Dividends

I’ve been meaning to write about this. This nytimes editorial is worth a minute – This Bailout Doesn’t Pay Dividends:

…Although there are many things to like about the government’s plan, the failure to suspend dividends is not one of them. These dividends, if they are paid at current levels, will redirect more than $25 billion of the $125 billion to shareholders in the next year alone. Taxpayers have been told that their money is required because of an urgent need to rebuild bank capital, yet a significant fraction of this money will wind up in shareholders’ pockets — and thus be unavailable to plug the large capital hole on the banks’ balance sheets.

Moreover, given their own equity stakes, the officers and directors of the nine banks will be among the leading beneficiaries of the dividend payout. We estimate that their personal take of the dividends will amount to approximately $250 million in the first year…

So why would the banks want to maintain large dividend payouts when they’ve had such a hard time borrowing, are starved of cash, and the credit markets believe that they run a significant risk of defaulting? Shouldn’t these distressed banks be marshalling all of the financial resources available to them to ensure their viability?

Although dividends should be a matter of near indifference to shareholders of healthy companies, when companies are financially distressed there is a conflict of interest between shareholders and bondholders that leads shareholders to prefer immediate payouts….
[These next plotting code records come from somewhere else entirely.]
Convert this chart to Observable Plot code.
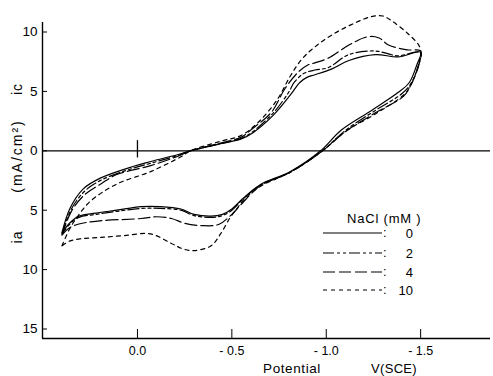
<!DOCTYPE html>
<html><head><meta charset="utf-8">
<script src="https://cdn.jsdelivr.net/npm/d3@7"></script>
<script src="https://cdn.jsdelivr.net/npm/@observablehq/plot@0.6"></script>
<style>body{margin:0;background:#fff} svg{display:block}</style>
</head><body><div id="chart"></div>
<script>
// x value = -E (V vs SCE); current density in mA/cm2: ic positive, ia negative
const naclLevels = ["0", "2", "4", "10"];
const dashPatterns = [null, "11,3,3,3,3,3", "12,4", "4,4"];

const potential0 = [-0.40,-0.356,-0.287,-0.197,-0.02,0.07,0.23,0.28,0.44,0.55,0.61,0.72,0.81,0.86,0.90,0.94,1.03,1.12,1.26,1.38,1.5,
  1.48,1.44,1.38,1.24,1.08,0.97,0.81,0.65,0.56,0.50,0.45,0.39,0.30,0.23,0.12,0.02,-0.11,-0.22,-0.31,-0.36,-0.40];
const current0 = [-6.9,-4.8,-3.2,-2.3,-1.3,-0.9,-0.25,0,0.6,1.0,1.5,3.0,4.7,5.75,6.2,6.4,6.9,7.6,8.1,7.9,8.3,
  7.25,5.75,4.9,3.4,1.75,0,-1.75,-2.85,-4.0,-4.9,-5.35,-5.5,-5.35,-4.9,-4.7,-4.7,-5.0,-5.25,-5.5,-6.1,-6.9];

const potential2 = [-0.40,-0.35,-0.28,-0.19,-0.02,0.07,0.23,0.28,0.44,0.55,0.61,0.72,0.80,0.83,0.88,0.94,1.01,1.12,1.26,1.38,1.5,
  1.49,1.45,1.40,1.26,1.10,0.98,0.81,0.65,0.56,0.50,0.45,0.39,0.30,0.23,0.12,0.02,-0.11,-0.22,-0.31,-0.36,-0.40];
const current2 = [-7.0,-4.9,-3.4,-2.45,-1.45,-1.05,-0.3,0,0.6,1.05,1.6,3.2,4.9,5.75,6.5,6.8,7.0,8.1,8.4,8.0,8.3,
  7.3,5.7,4.8,3.4,1.7,0,-1.8,-2.9,-4.05,-5.0,-5.45,-5.6,-5.45,-5.0,-4.85,-4.85,-5.1,-5.35,-5.6,-6.2,-7.0];

const potential4 = [-0.40,-0.35,-0.28,-0.19,-0.11,0.07,0.23,0.28,0.44,0.55,0.60,0.71,0.78,0.85,0.90,0.94,1.01,1.12,1.22,1.28,1.33,1.43,1.5,
  1.49,1.45,1.41,1.26,1.10,0.98,0.81,0.65,0.55,0.50,0.43,0.34,0.25,0.18,0.10,0.02,-0.2,-0.32,-0.37,-0.40];
const current4 = [-7.1,-5.1,-3.7,-2.75,-2.0,-1.25,-0.35,0,0.65,1.15,1.75,3.25,5.2,6.6,7.2,7.4,7.8,8.9,9.6,9.5,8.9,8.5,8.4,
  7.2,5.6,4.6,3.2,1.6,0,-1.8,-2.95,-4.5,-5.35,-6.2,-6.3,-6.1,-5.7,-5.55,-5.7,-5.9,-6.2,-6.6,-7.1];

const potential10 = [-0.40,-0.36,-0.32,-0.25,-0.11,0.07,0.23,0.28,0.44,0.55,0.64,0.74,0.81,0.87,0.94,1.03,1.13,1.24,1.30,1.35,1.43,1.49,1.5,
  1.49,1.45,1.41,1.27,1.10,0.98,0.81,0.65,0.57,0.53,0.49,0.44,0.39,0.30,0.24,0.18,0.07,-0.08,-0.20,-0.30,-0.36,-0.40];
const current10 = [-8.0,-6.6,-5.6,-4.25,-2.8,-1.75,-0.5,0,0.8,1.3,2.4,4.3,6.3,7.7,8.75,9.75,10.6,11.3,11.35,10.9,9.9,8.9,8.4,
  7.3,5.6,4.7,3.2,1.6,0,-1.8,-3.0,-4.0,-4.8,-5.65,-7.0,-8.0,-8.4,-8.25,-7.8,-7.0,-7.15,-7.3,-7.4,-7.6,-8.0];

const xTicks = [0, 0.5, 1.0, 1.5];
const yTicks = [10, 5, 0, -5, -10, -15];
const xDomain = [-0.503, 1.87];
const yDomain = [-15.8, 10.8];

const curves = [
  {nacl: "0", x: potential0, y: current0},
  {nacl: "2", x: potential2, y: current2},
  {nacl: "4", x: potential4, y: current4},
  {nacl: "10", x: potential10, y: current10}
];
const rows = c => c.x.map((x, i) => ({nacl: c.nacl, potential: x, current: c.y[i]}));

const font = "Liberation Sans, Arial, sans-serif";
const chart = Plot.plot({
  width: 493, height: 376,
  marginLeft: 42, marginRight: 3, marginTop: 22, marginBottom: 38,
  style: {fontFamily: font, fontSize: "13px", background: "#fff", color: "#000"},
  x: {domain: xDomain},
  y: {domain: yDomain},
  marks: [
    Plot.ruleY([0], {strokeWidth: 1.3}),
    Plot.ruleX([0], {y1: -0.6, y2: 0.85, strokeWidth: 1.3}),
    ...curves.map((c, i) => Plot.line(rows(c), {
      x: "potential", y: "current", curve: "catmull-rom",
      stroke: "#000", strokeWidth: 1.2, strokeDasharray: dashPatterns[i]
    })),
    Plot.ruleX([xDomain[0]], {strokeWidth: 1.4}),
    Plot.ruleY([yDomain[0]], {strokeWidth: 1.4}),
    Plot.axisY(yTicks, {tickSize: -5, tickPadding: 10, tickFormat: d => String(Math.abs(d)), fontSize: 13.5, label: null}),
    Plot.axisX(xTicks, {tickSize: -9, tickPadding: 17, tickFormat: d => d === 0 ? "0.0" : "- " + d.toFixed(1), fontSize: 12.5, label: null})
  ]
});
document.getElementById("chart").append(chart);

const svg = d3.select(chart);
// y-axis title parts
const yl = svg.append("g").attr("font-family", font).attr("font-size", 14).attr("fill", "#000").attr("text-anchor", "middle");
[["ic", 89], ["(mA/cm²)", 156], ["ia", 237]].forEach(([t, y]) => {
  yl.append("text").attr("transform", `translate(22,${y}) rotate(-90)`)
    .attr("letter-spacing", t.length > 2 ? "2px" : "1px").text(t);
});
// x-axis title
svg.append("text").attr("x", 292).attr("y", 373).attr("text-anchor", "middle")
  .attr("font-family", font).attr("font-size", 13.5).attr("letter-spacing", "0.6px").text("Potential");
svg.append("text").attr("x", 394).attr("y", 373).attr("text-anchor", "middle")
  .attr("font-family", font).attr("font-size", 13).attr("letter-spacing", "0.3px").text("V(SCE)");

// legend
const lg = svg.append("g").attr("font-family", font).attr("font-size", 13).attr("text-anchor", "start");
lg.append("text").attr("x", 347).attr("y", 223).attr("letter-spacing", "0.8px").text("NaCl (mM )");
const legendY = [233, 253, 272, 290];
naclLevels.forEach((n, i) => {
  lg.append("line").attr("x1", 323).attr("x2", 382).attr("y1", legendY[i]).attr("y2", legendY[i])
    .attr("stroke", "#000").attr("stroke-width", 1.2).attr("stroke-dasharray", dashPatterns[i]);
  lg.append("text").attr("x", 383).attr("y", legendY[i] + 4).text(":");
  lg.append("text").attr("x", 413).attr("y", legendY[i] + 5).attr("text-anchor", "end").text(n);
});
</script></body></html>
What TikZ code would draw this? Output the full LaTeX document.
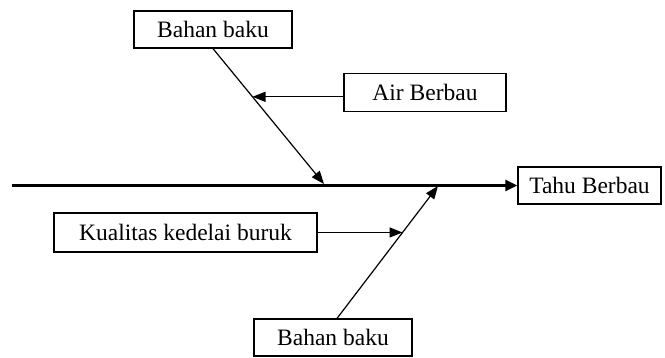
\documentclass[tikz,border=0pt]{standalone}
\usepackage{fontspec}
\setmainfont{Liberation Serif}
\usetikzlibrary{arrows.meta}
\begin{document}
\begin{tikzpicture}[x=1pt,y=-1pt,
  causebox/.style={draw,line width=1.2pt,inner sep=0pt,
    font=\fontsize{23.5}{28}\selectfont},
  bone/.style={line width=1.2pt,-{Triangle[length=13pt,width=10pt]}},
  spine/.style={line width=2.6pt,-{Triangle[length=12pt,width=11pt]}}]
  \useasboundingbox (0,0) rectangle (665,357);
  % cause and effect boxes
  \node[causebox,minimum width=158pt,minimum height=37pt] (bb1) at (213,29.5) {Bahan baku};
  \node[causebox,minimum width=162pt,minimum height=38pt] (air) at (425,92.5) {Air Berbau};
  \node[causebox,minimum width=143pt,minimum height=37pt] (tahu) at (589.5,185.5) {Tahu Berbau};
  \node[causebox,minimum width=263pt,minimum height=39pt] (kual) at (185.5,232.5) {Kualitas kedelai buruk};
  \node[causebox,minimum width=158pt,minimum height=37pt] (bb2) at (333,337.5) {Bahan baku};
  % spine
  \coordinate (tail) at (12,185.5);
  \draw[spine] (tail) -- (tahu.west);
  % joints of the bones on the spine
  \coordinate (j1) at (324,184);
  \coordinate (j2) at (438,186);
  \coordinate (b2) at ([xshift=4pt]bb2.north);
  \path (bb1.south) -- (j1) coordinate[pos=0.356] (a1);
  \path (b2) -- (j2) coordinate[pos=0.649] (a2);
  % bones
  \draw[bone] (bb1.south) -- (j1);
  \draw[bone] (b2) -- (j2);
  \draw[bone] (air.west |- a1) -- (a1);
  \draw[bone] (kual.east |- a2) -- (a2);
\end{tikzpicture}
\end{document}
If the government is unwilling to take this step, then the boards of the banks should take it upon themselves to do the right thing. They may even have a legal obligation to do so, because courts have ruled that directors of financially distressed firms have a fiduciary duty to creditors as well as to shareholders.

The creditors of the banks include not just those who have already lent them money, but also American taxpayers who put their money on the line by guaranteeing the banks’ debts. From the perspective of this broader set of stakeholders, it is best to end dividend payments until the banks have returned to health.

We know from basic finance theory that, when there is no bankruptcy short-term dividends do not matter. You don’t care if you get paid $1 a day or $7 at the end of the week (plus risk-adjusted interest) – provided you get paid. Since there is a risk of bankruptcy (banks failing), shareholders want to get as many dividend payments as they can. Bondholders (which includes American citizens now) want no dividends, because it makes it more likely there will be a default. Since the whole point of this exercise is to keep banks afloat, doing measures that have no net economic effect (if the banks stay afloat, see theory link) on value is the first place to go.

Also there’s a prisoner’s dilemma here. Any one bank wants to not pay dividends (unless the board wants to turn the taxpayer’s money into their own money while f***ing over the bondholders, which includes the USA – which is a seperate reason to go after this) – however the first bank to do so is going to get creamed by the market. The government forcing this move allows all banks to benefit.

The fact that this hasn’t gone in makes me have serious doubts about the interests of many of the people carrying this out.